- Sir Bruce Keogh, medical director of NHS England said the health service needs a 'complete transformation' to make it less reliant on hospitals
- Said GP surgeries need more resources to cope with high demand
- If changes are not made it 'may be forced to abandon free care for all'
The NHS is ‘not fit for the future’ and unless it undergoes radical change it may be forced to abandon free healthcare for all, in the future, the service's top doctor has warned.
Medical director of NHS England Professor Sir Bruce Keogh said the NHS must become far less reliant on hospitals and needed a ‘complete transformation’ of the way it operates.
Sir Bruce told the Guardian: ‘If the NHS continues to function as it does now, it’s going to really struggle to cope because the model of delivery and service that we have at the moment is not fit for the future.’
GP surgeries need to be given more resources to cope with the pressures of demand and tight budgets, he added.
Professor Sir Bruce Keogh, medical director of NHS England, warned the health service needs a complete 'transformation' if it is to continue providing free healthcare for all in the future.
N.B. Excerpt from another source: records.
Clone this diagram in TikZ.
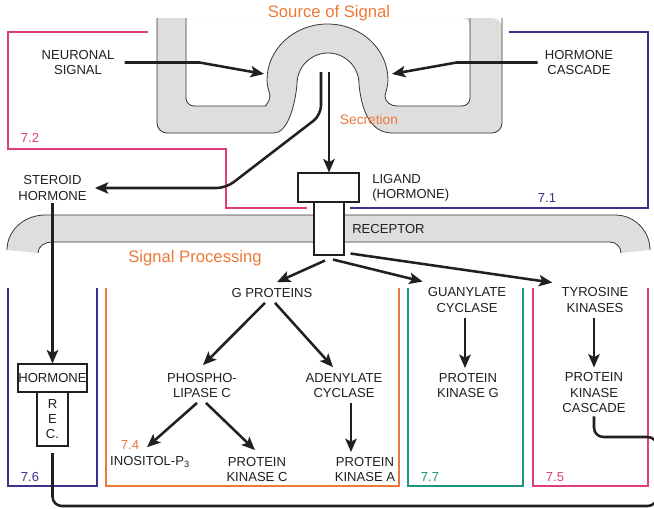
\documentclass[tikz,border=0pt]{standalone}
\usepackage{fontspec}
\setmainfont{Liberation Sans}
\usetikzlibrary{arrows.meta,calc}

\definecolor{srcorange}{RGB}{236,121,56}
\definecolor{pathpink}{RGB}{222,62,126}
\definecolor{pathblue}{RGB}{60,48,140}
\definecolor{pathteal}{RGB}{28,150,128}
\definecolor{memgray}{RGB}{221,222,221}
\definecolor{ink}{RGB}{35,31,32}

\begin{document}
\begin{tikzpicture}[x=0.75pt,y=0.75pt,yscale=-1,>={Stealth[length=10pt,width=8.5pt,inset=2.2pt]},
  txt/.style={font=\fontsize{9.8}{11.3}\selectfont,text=ink,align=center,inner sep=0pt},
  num/.style={font=\fontsize{9.8}{11.3}\selectfont,inner sep=0pt},
  title/.style={font=\fontsize{12.5}{14}\selectfont,text=srcorange,inner sep=0pt},
  sigline/.style={draw=ink,line width=1.9pt},
  frame/.style={line width=1.1pt},
  box/.style={draw=ink,fill=white,line width=0.8pt,inner sep=0pt},
  memfill/.style={fill=memgray,even odd rule},
  memedge/.style={draw=ink!90,line width=0.6pt}]

\useasboundingbox (0,0) rectangle (654,508);
\clip (0,0) rectangle (654,508);

% membrane round the source
\path[memfill] (157,18) [rounded corners=7.5pt] -- (157,133) -- (264,133) [sharp corners] to[out=0,in=95] (297,84) arc[start angle=180,end angle=360,radius=31] to[out=85,in=180] (392,133) [rounded corners=7.5pt] -- (502,133) -- (502,18) [sharp corners] -- cycle
  (186,18) [rounded corners=6pt] -- (186,106) -- (258,106) [sharp corners] to[out=0,in=90] (270,96) to[out=-100,in=90] (267,80) arc[start angle=180,end angle=360,x radius=60.5,y radius=56] to[out=90,in=-80] (385,96) to[out=90,in=180] (397,106) [rounded corners=6pt] -- (470,106) -- (470,18) [sharp corners] -- cycle;
\draw[memedge] (157,18) [rounded corners=7.5pt] -- (157,133) -- (264,133) [sharp corners] to[out=0,in=95] (297,84) arc[start angle=180,end angle=360,radius=31] to[out=85,in=180] (392,133) [rounded corners=7.5pt] -- (502,133) -- (502,18);
\draw[memedge] (186,18) [rounded corners=6pt] -- (186,106) -- (258,106) [sharp corners] to[out=0,in=90] (270,96) to[out=-100,in=90] (267,80) arc[start angle=180,end angle=360,x radius=60.5,y radius=56] to[out=90,in=-80] (385,96) to[out=90,in=180] (397,106) [rounded corners=6pt] -- (470,106) -- (470,18);

% membrane of the target cell
\path[fill=memgray] (7,250) to[out=-90,in=180] (45,215) -- (615,215) to[out=0,in=-90] (650,250) -- (621,253) to[out=-90,in=0] (610,242) -- (52,242) to[out=180,in=-90] (38,253) -- cycle;
\draw[memedge] (7,250) to[out=-90,in=180] (45,215) -- (615,215) to[out=0,in=-90] (650,250);
\draw[memedge] (38,253) to[out=-90,in=180] (52,242) -- (610,242) to[out=0,in=-90] (621,253);

\draw[frame,pathpink] (148,32) -- (8,32) -- (8,149) -- (226,149) -- (226,208) -- (307,208);
\draw[frame,pathblue] (509,32) -- (648,32) -- (648,208) -- (350,208);
\draw[frame,pathblue] (8,288) -- (8,486) -- (97,486) -- (97,288);
\draw[frame,srcorange] (106,288) -- (106,486) -- (399,486) -- (399,288);
\draw[frame,pathteal] (408,288) -- (408,486) -- (523,486) -- (523,288);
\draw[frame,pathpink] (533,288) -- (533,486) -- (648,486) -- (648,288);

\node[title] (source) at (329,13) {Source of Signal};
\node[txt] (neuro) at (78,62.5) {NEURONAL\\SIGNAL};
\node[txt] (hcasc) at (579,62.5) {HORMONE\\CASCADE};
\node[title,font=\fontsize{10.3}{12}\selectfont] (secr) at (369,120) {Secretion};
\node[txt] (steroid) at (52.5,188) {STEROID\\HORMONE};
\node[box,minimum width=22.5pt,minimum height=39.75pt] (receptor) at (329,228.5) {};
\node[box,minimum width=45.75pt,minimum height=21.75pt] (ligand) at (328.5,187.5) {};
\node[txt,align=left,anchor=west] (ligtxt) at (372,187.5) {LIGAND\\(HORMONE)};
\node[txt,anchor=west] (rectxt) at (352,229) {RECEPTOR};
\node[num,text=pathpink] (n72) at (30,138) {7.2};
\node[num,text=pathblue] (n71) at (547,198) {7.1};
\node[title] (proc) at (195,258) {Signal Processing};
\node[txt] (gprot) at (272,293) {G PROTEINS};
\node[txt] (guan) at (467,300) {GUANYLATE\\CYCLASE};
\node[txt] (tyro) at (595,300) {TYROSINE\\KINASES};
\node[txt] (plc) at (202,385.5) {PHOSPHO-\\LIPASE C};
\node[txt] (adc) at (344,385.5) {ADENYLATE\\CYCLASE};
\node[txt] (pkg) at (468,385.5) {PROTEIN\\KINASE G};
\node[txt] (pkcasc) at (594,392.5) {PROTEIN\\KINASE\\CASCADE};
\node[txt] (ip3) at (150,462) {INOSITOL-P\textsubscript{3}};
\node[txt] (pkc) at (257,469.5) {PROTEIN\\KINASE C};
\node[txt] (pka) at (365,469.5) {PROTEIN\\KINASE A};
\node[box,txt,minimum width=51.75pt,minimum height=21pt] (hormbox) at (52.5,378) {HORMONE};
\node[box,txt,minimum width=23.25pt,minimum height=40.5pt] (recbox) at (52.5,419) {R\\E\\C.};
\node[num,text=srcorange] (n74) at (130,445) {7.4};
\node[num,text=pathblue] (n76) at (30,477) {7.6};
\node[num,text=pathteal] (n77) at (430,477) {7.7};
\node[num,text=pathpink] (n75) at (555,477) {7.5};

\coordinate (neurotip) at (264,74);
\coordinate (hormtip) at (392,74);
\coordinate (sec1) at (321,72);
\coordinate (sec2) at (329,72);
\coordinate (loopbr) at (657,506);
\coordinate (loopr) at (657,437);

\draw[sigline,->] ($(neuro.east)+(10,0)$) -- ++(75,0) -- (neurotip);
\draw[sigline,->] ($(hcasc.west)+(-7,0)$) -- ++(-81,0) -- (hormtip);
\draw[sigline,->,rounded corners=7pt] (sec1) -- ++(0,43) -- (226,188) -- ($(steroid.east)+(8,0)$);
\draw[sigline,->] (sec2) -- (sec2 |- ligand.north);
\draw[sigline,->,shorten <=2pt] (steroid.south) -- (hormbox.north);
\draw[sigline,->] ($(receptor.south)+(-4,5)$) -- ($(gprot.north)+(5,-6)$);
\draw[sigline,->] ($(receptor.south)+(4,4)$) -- ($(guan.north west)+(-5,-6)$);
\draw[sigline,->] ($(receptor.south east)+(6,-2)$) -- ($(tyro.north west)+(-9,-5)$);
\draw[sigline,->] ($(gprot.south)+(-7,5)$) -- ($(plc.north)+(1,-8)$);
\draw[sigline,->] ($(gprot.south)+(3,5)$) -- ($(adc.north)+(-11,-6)$);
\draw[sigline,->] ($(plc.south)+(-5,5)$) -- ($(ip3.north)+(-3,-9)$);
\draw[sigline,->] ($(plc.south)+(4,5)$) -- ($(pkc.north)+(-2,-7)$);
\draw[sigline,->] ($(adc.south)+(7,5)$) -- ($(pka.north)+(-14,-5)$);
\draw[sigline,->] ($(guan.south)+(-2,6)$) -- ($(pkg.north)+(-3,-5)$);
\draw[sigline,->] ($(tyro.south)+(-1,6)$) -- ($(pkcasc.north)+(0,-5)$);
\draw[sigline,rounded corners=7pt,shorten <=5pt,shorten >=3pt] (recbox.south) -- (recbox.south |- loopbr) -- (loopbr) -- (loopr) -- (pkcasc.south |- loopr) -- (pkcasc.south);
\end{tikzpicture}
\end{document}
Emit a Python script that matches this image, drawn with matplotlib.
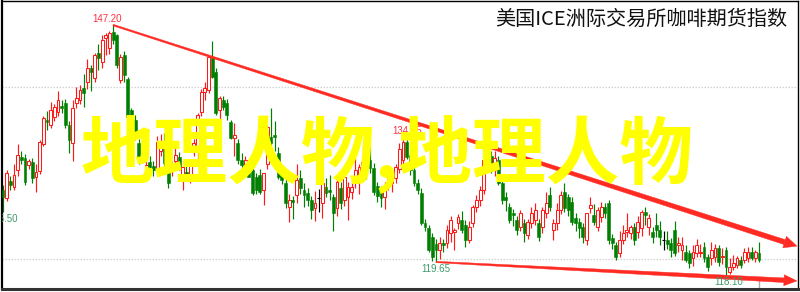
import matplotlib
matplotlib.use("Agg")
import matplotlib.pyplot as plt
from matplotlib.patches import Rectangle, Polygon
from matplotlib.transforms import offset_copy, IdentityTransform
import numpy as np

# Daily OHLC of the ICE coffee futures index
opens = [
    128.0, 127.1, 129.1, 128.4, 130.3, 131.9, 131.8, 130.9, 131.3, 129.5,
    130.2, 133.4, 136.2, 135.6, 136.5, 137.1, 137.8, 138.1, 135.6, 133.5,
    138.1, 138.5, 139.9, 140.6, 142.2, 141.0, 144.0, 142.9, 145.7, 144.5,
    146.4, 146.0, 140.8, 143.7, 140.9, 137.3, 136.2, 133.5, 132.1, 130.4,
    131.3, 130.8, 130.3, 132.6, 133.7, 131.2, 130.3, 131.4, 131.9, 129.5,
    130.1, 129.5, 132.7, 132.7, 137.1, 139.4, 139.7, 143.4, 141.8, 137.3,
    138.5, 138.1, 135.9, 134.1, 133.5, 131.5, 130.4, 131.2, 130.3, 129.5,
    129.8, 128.0, 131.0, 134.2, 134.4, 132.3, 130.0, 128.8, 126.0, 126.9,
    127.4, 129.4, 128.0, 127.7, 126.9, 125.9, 127.1, 126.5, 128.4, 128.0,
    127.2, 125.9, 128.3, 126.9, 127.2, 127.8, 128.8, 129.2, 130.9, 130.9,
    131.5, 130.6, 128.5, 127.8, 127.2, 128.6, 128.8, 129.4, 130.5, 131.5,
    133.6, 132.1, 130.3, 128.8, 127.7, 124.2, 123.6, 122.6, 121.8, 121.0,
    121.9, 121.9, 123.0, 123.1, 124.2, 124.5, 124.0, 122.2, 124.2, 126.0,
    126.9, 128.0, 130.9, 132.0, 130.4, 131.5, 128.8, 127.2, 126.0, 125.3,
    124.5, 123.7, 124.2, 122.8, 124.2, 124.5, 124.2, 123.7, 125.3, 127.4,
    123.4, 124.2, 125.7, 127.8, 127.2, 126.6, 124.8, 124.3, 123.7, 122.2,
    125.9, 125.1, 123.7, 124.9, 126.0, 126.5, 122.4, 121.6, 120.7, 122.2,
    123.1, 123.0, 123.7, 123.1, 123.6, 125.5, 123.7, 123.1, 124.0, 123.4,
    122.2, 122.2, 121.9, 123.4, 121.6, 121.0, 120.8, 120.7, 120.1, 120.7,
    120.7, 121.4, 120.2, 120.1, 120.2, 121.3, 120.2, 121.0, 118.5, 119.1,
    119.3, 119.9, 119.9, 120.1, 120.8, 120.1, 120.7,
]
highs = [
    128.6, 130.3, 129.6, 131.0, 133.4, 132.5, 132.2, 131.6, 131.8, 131.0,
    133.8, 136.6, 137.2, 138.3, 138.0, 139.5, 138.5, 138.6, 136.0, 138.5,
    140.0, 140.2, 141.5, 143.2, 142.6, 144.0, 145.0, 146.0, 146.3, 146.5,
    147.2, 146.2, 143.8, 144.2, 141.2, 137.6, 136.8, 134.0, 133.0, 131.5,
    132.0, 131.4, 134.3, 134.5, 134.6, 131.8, 131.4, 132.9, 132.4, 131.4,
    130.8, 131.5, 133.9, 137.0, 139.8, 140.6, 143.6, 145.3, 142.2, 139.0,
    139.0, 138.6, 136.2, 135.8, 134.0, 132.3, 132.0, 131.6, 130.8, 130.0,
    130.5, 130.0, 135.6, 137.5, 136.0, 133.0, 130.5, 129.4, 127.5, 127.3,
    131.0, 130.3, 128.8, 128.3, 127.3, 127.9, 128.1, 130.0, 129.4, 129.8,
    127.6, 129.5, 128.9, 129.9, 129.0, 129.2, 131.8, 131.0, 133.2, 132.8,
    133.0, 131.2, 129.0, 128.5, 129.0, 130.1, 130.3, 131.1, 133.5, 133.9,
    134.15, 132.6, 130.8, 129.3, 128.2, 124.6, 124.0, 123.0, 122.3, 122.6,
    122.3, 123.9, 125.0, 123.6, 125.2, 125.6, 124.5, 124.4, 126.3, 127.4,
    128.5, 131.8, 132.5, 132.6, 132.5, 132.0, 129.2, 127.8, 126.5, 125.8,
    125.0, 125.7, 124.6, 124.6, 126.0, 126.5, 124.6, 126.0, 127.8, 128.4,
    124.6, 126.5, 127.9, 128.8, 127.6, 127.2, 125.4, 124.8, 124.2, 125.4,
    127.2, 126.4, 126.1, 126.6, 126.5, 126.9, 122.9, 122.0, 123.3, 124.0,
    125.4, 124.0, 124.2, 125.0, 125.7, 126.0, 125.2, 123.7, 125.3, 124.4,
    123.3, 123.2, 122.4, 124.4, 122.5, 122.6, 121.6, 121.0, 121.6, 122.3,
    121.7, 122.0, 120.6, 122.0, 121.8, 121.6, 121.3, 121.4, 120.1, 120.5,
    120.3, 120.3, 121.3, 121.4, 121.4, 121.0, 122.0,
]
lows = [
    125.5, 126.8, 128.0, 128.0, 129.7, 131.0, 128.6, 130.5, 128.8, 127.8,
    129.9, 133.1, 135.0, 135.2, 136.0, 136.6, 137.0, 135.2, 132.3, 131.4,
    137.5, 138.0, 137.7, 139.8, 139.5, 140.6, 142.0, 142.2, 143.7, 143.8,
    145.0, 142.2, 140.5, 140.6, 136.0, 134.0, 133.8, 131.0, 131.2, 129.8,
    130.5, 129.6, 129.9, 132.0, 130.6, 128.2, 129.6, 130.7, 130.4, 128.0,
    129.4, 128.8, 132.0, 131.5, 136.6, 138.5, 139.3, 141.0, 136.8, 134.6,
    137.3, 136.2, 133.9, 132.0, 131.1, 130.5, 129.8, 129.5, 127.4, 127.6,
    127.5, 126.3, 130.5, 133.2, 132.5, 129.3, 128.7, 125.9, 124.3, 124.6,
    126.5, 127.6, 126.0, 126.2, 124.7, 124.4, 125.5, 124.8, 127.2, 126.9,
    123.3, 125.0, 125.8, 126.2, 124.5, 127.0, 128.2, 127.6, 130.4, 129.3,
    130.0, 127.4, 126.6, 126.0, 125.8, 128.0, 127.8, 128.8, 130.0, 131.0,
    131.6, 129.8, 128.5, 127.5, 124.0, 123.2, 120.8, 119.8, 119.65, 120.0,
    120.8, 121.3, 122.0, 121.0, 123.5, 123.0, 121.4, 121.9, 123.7, 125.5,
    126.2, 127.5, 130.4, 130.0, 129.7, 128.6, 126.4, 125.6, 124.2, 123.8,
    122.8, 123.2, 122.0, 122.3, 123.6, 124.0, 122.1, 123.0, 124.8, 125.6,
    122.2, 123.4, 125.2, 125.5, 125.0, 123.9, 123.3, 122.4, 121.9, 121.6,
    125.4, 123.9, 123.2, 124.3, 124.8, 121.8, 121.2, 119.9, 120.2, 121.7,
    122.6, 122.3, 121.6, 122.4, 122.7, 124.0, 122.8, 121.9, 122.5, 121.6,
    121.0, 121.2, 120.2, 120.3, 120.8, 119.9, 119.6, 118.9, 119.2, 120.2,
    120.2, 119.6, 118.6, 119.3, 119.6, 119.2, 119.4, 118.1, 118.2, 118.7,
    118.9, 119.0, 119.5, 119.7, 119.9, 119.6, 119.6,
]
closes = [
    127.2, 130.0, 128.6, 129.8, 132.1, 131.5, 129.0, 131.4, 129.4, 130.1,
    133.6, 136.4, 135.9, 137.3, 137.7, 138.5, 137.6, 135.6, 133.8, 137.6,
    138.7, 139.7, 139.3, 142.2, 141.7, 143.7, 143.4, 145.5, 146.0, 146.3,
    145.5, 142.6, 143.5, 141.4, 136.5, 135.6, 134.2, 131.5, 131.7, 130.9,
    130.7, 130.3, 133.6, 133.6, 131.2, 128.8, 130.9, 132.1, 130.7, 130.7,
    129.8, 131.2, 133.5, 136.7, 139.4, 139.9, 143.5, 141.2, 137.0, 138.7,
    137.7, 136.7, 134.1, 134.4, 131.5, 130.9, 131.5, 129.5, 127.7, 128.0,
    127.8, 130.0, 135.3, 133.5, 134.2, 129.5, 129.2, 126.5, 126.9, 126.6,
    129.2, 128.3, 127.4, 126.9, 125.7, 126.5, 127.1, 128.8, 127.7, 127.8,
    125.3, 129.0, 126.5, 129.5, 128.4, 128.4, 130.4, 130.7, 131.3, 130.6,
    130.6, 127.8, 127.3, 127.1, 128.3, 129.4, 129.2, 130.7, 132.8, 133.6,
    131.9, 130.3, 128.8, 128.0, 124.2, 123.7, 121.0, 120.2, 121.0, 121.9,
    121.6, 123.4, 124.5, 123.4, 124.9, 123.4, 122.2, 123.7, 126.0, 126.9,
    128.0, 131.5, 132.0, 130.4, 131.7, 128.8, 126.9, 126.9, 124.5, 125.1,
    123.4, 125.3, 123.0, 124.3, 125.3, 125.7, 122.6, 125.7, 126.5, 126.0,
    124.2, 125.7, 127.4, 125.9, 125.7, 124.3, 124.2, 123.6, 122.6, 125.3,
    126.3, 124.3, 125.7, 126.0, 125.3, 122.2, 121.9, 120.2, 122.2, 123.0,
    123.4, 123.7, 122.2, 124.3, 125.5, 125.1, 124.8, 122.6, 123.4, 122.6,
    122.2, 121.8, 121.0, 120.7, 121.9, 121.6, 119.9, 119.5, 120.8, 121.6,
    120.8, 120.1, 119.1, 121.0, 121.3, 119.7, 120.4, 119.1, 119.1, 119.5,
    120.1, 119.3, 120.8, 120.8, 120.1, 120.8, 119.9,
]

title_text = "美国ICE洲际交易所咖啡期货指数"
watermark_text = "地理人物,地理人物"
grid_levels = [120, 140]
upper_trend_end = 121.5   # projected value of the falling resistance line
lower_trend_end = 117.45  # projected value of the falling support line

UP = "#ff1a1a"
DOWN = "#007f00"
FLAT = "#000000"
TREND = "#ff2a22"
LABEL_UP = "#ff3040"
LABEL_DOWN = "#3f9a6a"

W, H = 800, 292
fig = plt.figure(figsize=(W / 100, H / 100), dpi=100)
ax = fig.add_axes([2 / W, 3 / H, 796 / W, 288 / H])

n = len(closes)
pitch = 756 / (n - 1)           # pixels between candles
ax.set_xlim(-1 / pitch, 795 / pitch)
ax.set_ylim(116.51, 150.0)

# grid and frame
ax.set_xticks([])
ax.set_yticks(grid_levels)
ax.tick_params(left=False, labelleft=False)
ax.set_axisbelow(True)
ax.grid(axis="y", color="#d2d2d2", linestyle=(0, (1.2, 1.2)), linewidth=0.9)
for side, lw, col in [("left", 1.6, "#000000"), ("top", 1.0, "#000000"),
                      ("right", 1.0, "#000000"), ("bottom", 2.2, "#333333")]:
    ax.spines[side].set_linewidth(lw)
    ax.spines[side].set_color(col)

# candles
bw = 0.78
for i, (o, h, l, c) in enumerate(zip(opens, highs, lows, closes)):
    if c > o:
        col = UP
    elif c < o:
        col = DOWN
    else:
        col = FLAT
    ax.vlines(i, l, h, color=col, linewidth=0.85, zorder=2)
    if c > o:
        ax.add_patch(Rectangle((i - bw / 2, o), bw, c - o, facecolor="white",
                               edgecolor=col, linewidth=0.75, zorder=3))
    elif c < o:
        ax.add_patch(Rectangle((i - bw / 2, c), bw, o - c, facecolor=col,
                               edgecolor=col, linewidth=0.4, zorder=3))
    else:
        ax.hlines(o, i - bw / 2, i + bw / 2, color=col, linewidth=0.8, zorder=3)

highs_a = np.array(highs)
lows_a = np.array(lows)
i_top = int(np.argmax(highs_a))
i_mid_top = 80 + int(np.argmax(highs_a[80:130]))
i_bottom1 = 90 + int(np.argmin(lows_a[90:150]))
i_bottom2 = int(np.argmin(lows_a))
i_first = 0


def price_label(i, value, above, color, dx=0):
    dy = 1 if above else -2
    tr = offset_copy(ax.transData, fig=fig, x=dx, y=dy, units="dots")
    ax.text(i, value, f"{value:.2f}", transform=tr, ha="center",
            va="bottom" if above else "top", fontsize=7, color=color,
            family="Liberation Sans", clip_on=True, zorder=6)


price_label(i_top, highs[i_top], True, LABEL_UP, dx=-6)
price_label(i_mid_top, highs[i_mid_top], True, LABEL_UP)
price_label(i_bottom1, lows[i_bottom1], False, LABEL_DOWN)
price_label(i_bottom2, lows[i_bottom2], False, LABEL_DOWN, dx=3)
price_label(i_first, lows[i_first], False, LABEL_DOWN)

# small marker under the latest candle
ax.vlines(n - 1, 116.51, 117.6, color="#aaaaaa", linewidth=1.0, zorder=1)


def tapered_arrow(p0, p1, w0, w1, head_len, head_w):
    a = ax.transData.transform(p0)
    b = ax.transData.transform(p1)
    d = (b - a) / np.hypot(*(b - a))
    nv = np.array([-d[1], d[0]])
    base = b - d * head_len
    body = [a + nv * w0 / 2, base + nv * w1 / 2, base - nv * w1 / 2, a - nv * w0 / 2]
    head = [base + nv * head_w / 2, b, base - nv * head_w / 2]
    for pts in (body, head):
        ax.add_patch(Polygon(pts, closed=True, facecolor=TREND, edgecolor=TREND,
                             linewidth=0.3, transform=IdentityTransform(), zorder=5))


x_end = 794 / pitch
tapered_arrow((i_top, highs[i_top]), (x_end, upper_trend_end), 1.6, 5.0, 13, 12)
tapered_arrow((i_bottom1, lows[i_bottom1]), (x_end, lower_trend_end), 1.4, 4.6, 13, 11)

# title
ax.text(0.986, 0.935, title_text, transform=ax.transAxes, ha="right", va="center",
        fontsize=14.5, color="#111111", family=["Noto Sans CJK SC", "DejaVu Sans"], zorder=7)

# overlay caption
fig.text(387 / W, 1 - 155 / H, watermark_text, ha="center", va="center",
         fontsize=53, fontweight="bold", color="#ffff00",
         family=["Noto Sans CJK SC", "DejaVu Sans"], zorder=10)

fig.savefig("out.png", dpi=100)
He said it needs to move away from a reliance on hospitals and that GPs must be given extra resources to cope with demand
In order for the NHS to keep itself sustainable, he said more services need to happen under the same roof – for example diagnostics tests and an expanded range of treatments at their GP surgery.
Sir Bruce added: ‘If not, we will get to a place where the NHS becomes unaffordable and we will have to make some very difficult decisions which will get to the very heart of the principle of the NHS and its values.